● Problem:
Write out the listing below exactly, and omit any images you find in it.

● Data shown:
★ ★ ★ ★ ★ ★ ★

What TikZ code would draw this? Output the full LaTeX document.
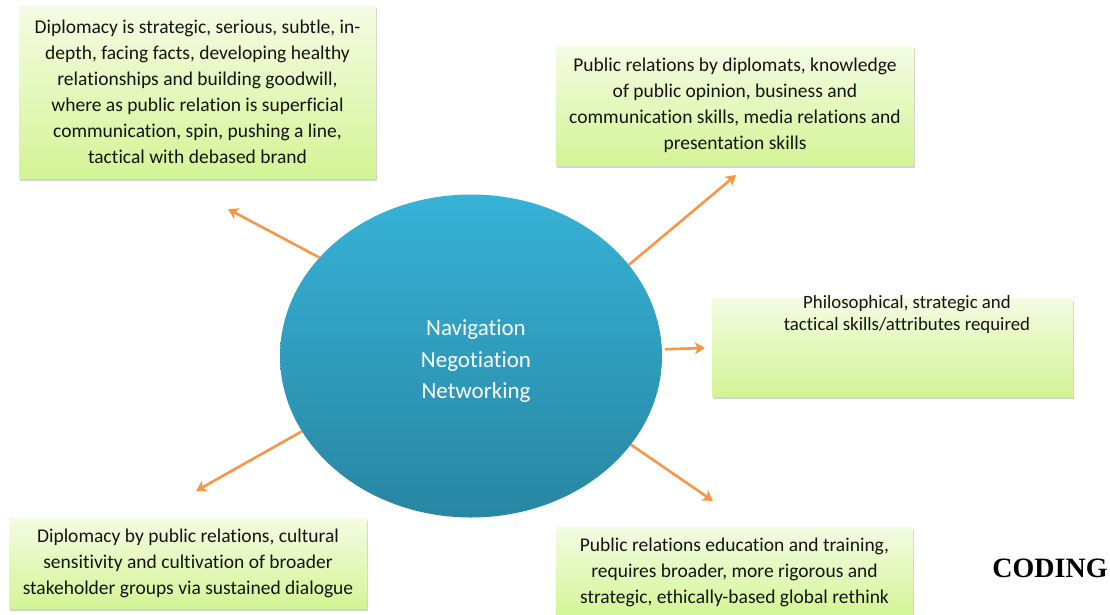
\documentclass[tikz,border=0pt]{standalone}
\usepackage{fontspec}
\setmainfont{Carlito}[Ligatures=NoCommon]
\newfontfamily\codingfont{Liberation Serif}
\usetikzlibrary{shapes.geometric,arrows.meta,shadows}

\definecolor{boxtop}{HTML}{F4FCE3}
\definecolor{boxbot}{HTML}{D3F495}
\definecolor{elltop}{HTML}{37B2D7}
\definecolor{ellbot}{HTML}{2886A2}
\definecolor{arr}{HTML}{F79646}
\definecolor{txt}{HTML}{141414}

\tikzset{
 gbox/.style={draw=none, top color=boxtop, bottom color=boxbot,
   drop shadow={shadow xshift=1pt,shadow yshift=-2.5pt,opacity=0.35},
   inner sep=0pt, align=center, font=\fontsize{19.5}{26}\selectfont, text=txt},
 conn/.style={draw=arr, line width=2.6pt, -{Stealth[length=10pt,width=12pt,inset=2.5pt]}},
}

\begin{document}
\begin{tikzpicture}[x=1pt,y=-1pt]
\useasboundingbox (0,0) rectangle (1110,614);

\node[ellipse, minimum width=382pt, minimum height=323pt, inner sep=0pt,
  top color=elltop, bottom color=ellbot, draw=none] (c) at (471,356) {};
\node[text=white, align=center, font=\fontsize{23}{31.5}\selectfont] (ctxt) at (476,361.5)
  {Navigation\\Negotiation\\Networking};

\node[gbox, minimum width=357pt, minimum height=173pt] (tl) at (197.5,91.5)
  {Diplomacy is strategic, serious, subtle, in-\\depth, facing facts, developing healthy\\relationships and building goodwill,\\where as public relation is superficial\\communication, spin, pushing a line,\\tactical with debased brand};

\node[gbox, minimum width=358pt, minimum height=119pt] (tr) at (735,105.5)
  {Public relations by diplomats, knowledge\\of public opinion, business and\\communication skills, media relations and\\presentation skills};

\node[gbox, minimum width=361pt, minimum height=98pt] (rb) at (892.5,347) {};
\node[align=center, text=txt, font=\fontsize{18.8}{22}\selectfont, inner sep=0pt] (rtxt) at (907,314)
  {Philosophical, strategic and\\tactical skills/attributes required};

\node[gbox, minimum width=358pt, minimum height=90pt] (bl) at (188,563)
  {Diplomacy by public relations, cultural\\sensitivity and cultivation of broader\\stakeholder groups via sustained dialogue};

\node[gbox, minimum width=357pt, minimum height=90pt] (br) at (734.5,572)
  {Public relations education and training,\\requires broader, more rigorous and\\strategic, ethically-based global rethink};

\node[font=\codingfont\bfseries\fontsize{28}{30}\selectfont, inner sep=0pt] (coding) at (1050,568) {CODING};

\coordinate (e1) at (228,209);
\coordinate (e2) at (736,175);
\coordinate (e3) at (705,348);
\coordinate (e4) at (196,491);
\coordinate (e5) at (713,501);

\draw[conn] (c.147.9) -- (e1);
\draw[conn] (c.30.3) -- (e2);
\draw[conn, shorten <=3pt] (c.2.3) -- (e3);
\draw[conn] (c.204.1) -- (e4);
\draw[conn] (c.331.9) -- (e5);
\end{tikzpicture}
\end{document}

★ ★ ★ ★ ★ ★ ★

● Response for this exercise:
What TikZ code would draw this? Output the full LaTeX document.
\documentclass[tikz,border=0pt]{standalone}
\usepackage{fontspec}
\setmainfont{Carlito}[Ligatures=NoCommon]
\newfontfamily\codingfont{Liberation Serif}
\usetikzlibrary{shapes.geometric,arrows.meta,shadows}

\definecolor{boxtop}{HTML}{F4FCE3}
\definecolor{boxbot}{HTML}{D3F495}
\definecolor{elltop}{HTML}{37B2D7}
\definecolor{ellbot}{HTML}{2886A2}
\definecolor{arr}{HTML}{F79646}
\definecolor{txt}{HTML}{141414}

\tikzset{
 gbox/.style={draw=none, top color=boxtop, bottom color=boxbot,
   drop shadow={shadow xshift=1pt,shadow yshift=-2.5pt,opacity=0.35},
   inner sep=0pt, align=center, font=\fontsize{19.5}{26}\selectfont, text=txt},
 conn/.style={draw=arr, line width=2.6pt, -{Stealth[length=10pt,width=12pt,inset=2.5pt]}},
}

\begin{document}
\begin{tikzpicture}[x=1pt,y=-1pt]
\useasboundingbox (0,0) rectangle (1110,614);

\node[ellipse, minimum width=382pt, minimum height=323pt, inner sep=0pt,
  top color=elltop, bottom color=ellbot, draw=none] (c) at (471,356) {};
\node[text=white, align=center, font=\fontsize{23}{31.5}\selectfont] (ctxt) at (476,361.5)
  {Navigation\\Negotiation\\Networking};

\node[gbox, minimum width=357pt, minimum height=173pt] (tl) at (197.5,91.5)
  {Diplomacy is strategic, serious, subtle, in-\\depth, facing facts, developing healthy\\relationships and building goodwill,\\where as public relation is superficial\\communication, spin, pushing a line,\\tactical with debased brand};

\node[gbox, minimum width=358pt, minimum height=119pt] (tr) at (735,105.5)
  {Public relations by diplomats, knowledge\\of public opinion, business and\\communication skills, media relations and\\presentation skills};

\node[gbox, minimum width=361pt, minimum height=98pt] (rb) at (892.5,347) {};
\node[align=center, text=txt, font=\fontsize{18.8}{22}\selectfont, inner sep=0pt] (rtxt) at (907,314)
  {Philosophical, strategic and\\tactical skills/attributes required};

\node[gbox, minimum width=358pt, minimum height=90pt] (bl) at (188,563)
  {Diplomacy by public relations, cultural\\sensitivity and cultivation of broader\\stakeholder groups via sustained dialogue};

\node[gbox, minimum width=357pt, minimum height=90pt] (br) at (734.5,572)
  {Public relations education and training,\\requires broader, more rigorous and\\strategic, ethically-based global rethink};

\node[font=\codingfont\bfseries\fontsize{28}{30}\selectfont, inner sep=0pt] (coding) at (1050,568) {CODING};

\coordinate (e1) at (228,209);
\coordinate (e2) at (736,175);
\coordinate (e3) at (705,348);
\coordinate (e4) at (196,491);
\coordinate (e5) at (713,501);

\draw[conn] (c.147.9) -- (e1);
\draw[conn] (c.30.3) -- (e2);
\draw[conn, shorten <=3pt] (c.2.3) -- (e3);
\draw[conn] (c.204.1) -- (e4);
\draw[conn] (c.331.9) -- (e5);
\end{tikzpicture}
\end{document}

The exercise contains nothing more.